La politique étrangère déclarative et transactionnelle du président Donald Trump fige la question palestinienne en refusant de laisser émerger une contre-proposition. Son plan est d’ailleurs plutôt à considérer comme une suggestion, qui ne prend pas en compte deux réalités fondamentales : les gazaouis ne souhaitent pas quitter l’enclave et les pays arabes refusent de les accueillir.
Malgré un rejet du « plan arabe », l’administration états-unienne maintient une position ambivalente. Le 13 mars 2025, Donald Trump a affirmé qu’il n’y aura pas d’expulsion des Palestiniens, sans pour autant renoncer à leur départ, au moins temporairement. De son côté, Steve Witkoff, l’envoyé spécial des États-Unis au Moyen-Orient, a qualifié ce plan de « premier pas de bonne foi » et contenant des « caractéristiques convaincantes ». De plus, l’émissaire entretient une négociation indirecte avec le Hamas pour parvenir à la libération des otages états-uniens.
Cependant, le « plan arabe » est voué à être rejeté par Tel-Aviv, qui ne montre aucun intérêt pour la reconstruction de Gaza et privilégie le transfert de ses habitants. Les déclarations de Donald Trump quant à ces derniers ont été reçues comme un feu vert aux propositions les plus radicales. Elles se matérialisent par le plan du ministre des Finances d’extrême droite Bezalel Smotrich qui souhaiterait expulser 5 000 personnes par jour pendant une année entière pour parvenir au transfert de l’ensemble des gazaouis.
À cela s’ajoutent les bombardements israéliens du 18 mars, qui marquent une rupture avec un cessez-le-feu déjà fragile, alors que sa deuxième phase peinait à se dessiner. Israël semble désormais déterminer à accentuer la pression appliquée sur la population palestinienne. Ceci afin de légitimer l’argument de Trump selon lequel le déplacement des Palestiniens est primordial, l’enclave étant inhabitable. Cette stratégie permet également de maintenir une pression accrue sur la frontière égyptienne via le Sinaï, alors que l’Égypte tente d’obtenir des soutiens internationaux pour le « plan arabe ».
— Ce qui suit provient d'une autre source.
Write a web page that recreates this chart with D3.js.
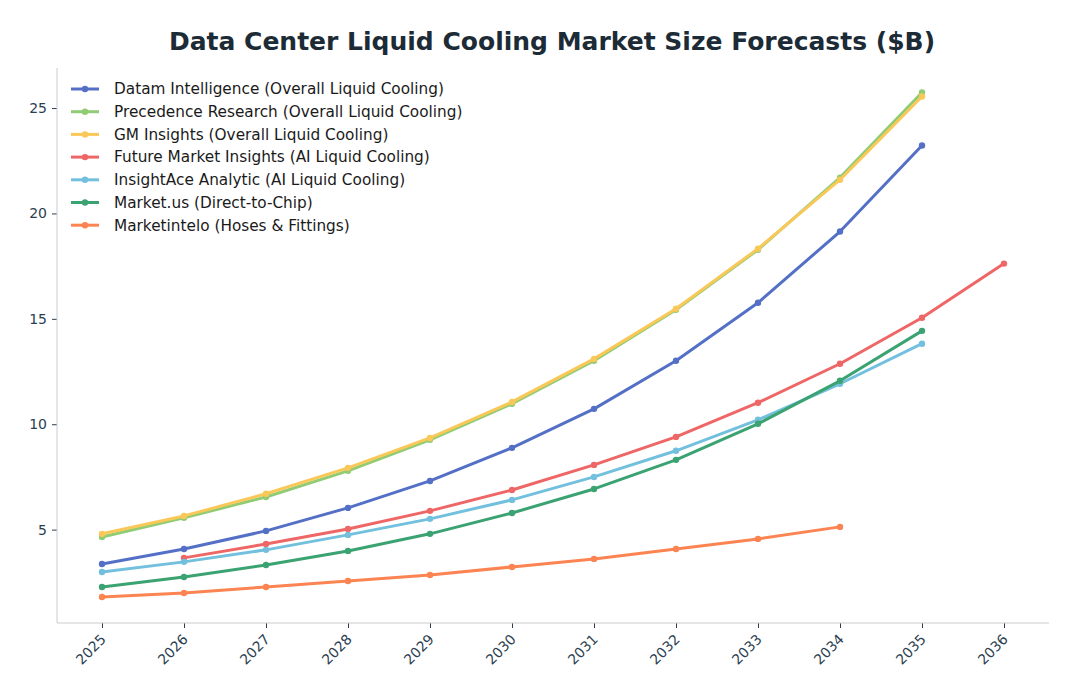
<!DOCTYPE html>
<html><head><meta charset="utf-8">
<script src="https://cdn.jsdelivr.net/npm/d3@7"></script>
<style>
body{margin:0;background:#fff;}
svg, svg text{font-family:"DejaVu Sans",sans-serif;}
.tick text{font-size:14px;fill:#2c3e50;}
</style></head>
<body><svg id="chart" width="1079" height="697"></svg>
<script>
const years = [2025,2026,2027,2028,2029,2030,2031,2032,2033,2034,2035,2036];
const seriesNames = [
  "Datam Intelligence (Overall Liquid Cooling)",
  "Precedence Research (Overall Liquid Cooling)",
  "GM Insights (Overall Liquid Cooling)",
  "Future Market Insights (AI Liquid Cooling)",
  "InsightAce Analytic (AI Liquid Cooling)",
  "Market.us (Direct-to-Chip)",
  "Marketintelo (Hoses & Fittings)"
];
const datamValues = [3.37,4.08,4.94,6.03,7.31,8.88,10.73,13.01,15.76,19.14,23.22,null];
const precedenceValues = [4.65,5.56,6.55,7.79,9.26,10.97,13.01,15.43,18.28,21.70,25.74,null];
const gmValues = [4.80,5.65,6.70,7.93,9.35,11.06,13.10,15.48,18.33,21.60,25.55,null];
const fmiValues = [null,3.66,4.32,5.03,5.89,6.88,8.07,9.40,11.02,12.87,15.05,17.62];
const insightAceValues = [2.99,3.47,4.04,4.75,5.51,6.41,7.50,8.74,10.21,11.92,13.82,null];
const marketUsValues = [2.28,2.75,3.32,3.99,4.80,5.79,6.93,8.31,10.02,12.06,14.43,null];
const marketinteloValues = [1.80,1.99,2.28,2.56,2.85,3.23,3.61,4.08,4.56,5.13,null,null];
const yTicks = [5,10,15,20,25];
const colors = ["#5470c6","#91cc75","#fac858","#ee6666","#73c0de","#3ba272","#fc8452"];
const allSeries = [datamValues,precedenceValues,gmValues,fmiValues,insightAceValues,marketUsValues,marketinteloValues];

const svg = d3.select("#chart");
const m = {left:57, right:1049, top:68, bottom:623};
const x = d3.scalePoint().domain(years).range([102,1004]);
const y = d3.scaleLinear().domain([0.57,26.9]).range([m.bottom,m.top]);

svg.append("text").attr("x",552).attr("y",50).attr("text-anchor","middle")
  .attr("font-size",25).attr("font-weight","bold").attr("fill","#1c2b36")
  .text("Data Center Liquid Cooling Market Size Forecasts ($B)");

// axes
const xAxis = svg.append("g").attr("transform",`translate(0,${m.bottom})`)
  .call(d3.axisBottom(x).tickSize(5).tickPadding(4).tickSizeOuter(0));
xAxis.select(".domain").remove();
xAxis.selectAll("text")
  .attr("text-anchor","end").attr("transform","rotate(-45)").attr("dx","-0.65em").attr("dy","0.45em");
xAxis.selectAll("line").attr("stroke","#2c3e50");
const yAxis = svg.append("g").attr("transform",`translate(${m.left},0)`)
  .call(d3.axisLeft(y).tickValues(yTicks).tickSize(5).tickPadding(5));
yAxis.select(".domain").remove();
yAxis.selectAll("line").attr("stroke","#2c3e50");
svg.append("line").attr("x1",m.left).attr("x2",m.left).attr("y1",m.top).attr("y2",m.bottom).attr("stroke","#c8ccd0");
svg.append("line").attr("x1",m.left).attr("x2",m.right).attr("y1",m.bottom).attr("y2",m.bottom).attr("stroke","#c8ccd0");

const line = d3.line().defined(d=>d.v!=null).x(d=>x(d.yr)).y(d=>y(d.v));
allSeries.forEach((vals,i)=>{
  const pts = years.map((yr,j)=>({yr,v:vals[j]}));
  const g = svg.append("g");
  g.append("path").datum(pts).attr("d",line).attr("fill","none")
    .attr("stroke",colors[i]).attr("stroke-width",3).attr("stroke-linejoin","round");
  g.selectAll("circle").data(pts.filter(d=>d.v!=null)).join("circle")
    .attr("cx",d=>x(d.yr)).attr("cy",d=>y(d.v)).attr("r",3.2).attr("fill",colors[i]);
});

// legend
const lg = svg.append("g");
seriesNames.forEach((n,i)=>{
  const yy = 89 + i*22.7;
  lg.append("line").attr("x1",71).attr("x2",99).attr("y1",yy).attr("y2",yy).attr("stroke",colors[i]).attr("stroke-width",3);
  lg.append("circle").attr("cx",85).attr("cy",yy).attr("r",3.2).attr("fill",colors[i]);
  lg.append("text").attr("x",114).attr("y",yy).attr("dy","0.35em").attr("font-size",15.3).attr("fill","#1a1a1a").text(n);
});
</script></body></html>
Parallèlement, ces attaques répondent à des considérations politiques internes : la menace d’un Parlement dissous si le budget de l’État n’est pas voté avant la fin du mois de mars. Ainsi, le Premier ministre Netanyahou assure sa survie politique en obtenant le retour du parti Otzma Yehudit, et son leader Itamar Ben Gvir, au sein de la coalition gouvernementale. Ce dernier avait quitté le gouvernement en janvier afin de dénoncer le cessez-le-feu conclu avec le Hamas.
Les accords d’Abraham, signés sous le premier mandat de Donald Trump, n’ont finalement pas amené la paix au Moyen-Orient et la question palestinienne est plus centrale qu’elle ne l’a été depuis de nombreuses années. Les soutiens des administrations Biden et Trump à la politique israélienne contraire au droit international n’ont fait qu’exacerber les volontés les plus extrêmes. Ce constat s’élargit également à la Cisjordanie, où Donald Trump a levé des sanctions à l’égard de colons israéliens. Cet appui au but de guerre illusoire d’éradiquer le Hamas empêtre le conflit dans lequel les extrémismes palestiniens et israéliens se répondent.
Dans ce contexte, les pays arabes, qui défendent par période les droits des Palestiniens, se retrouvent dans un dialogue de sourds avec le président Trump, incapables de faire avancer toute option viable.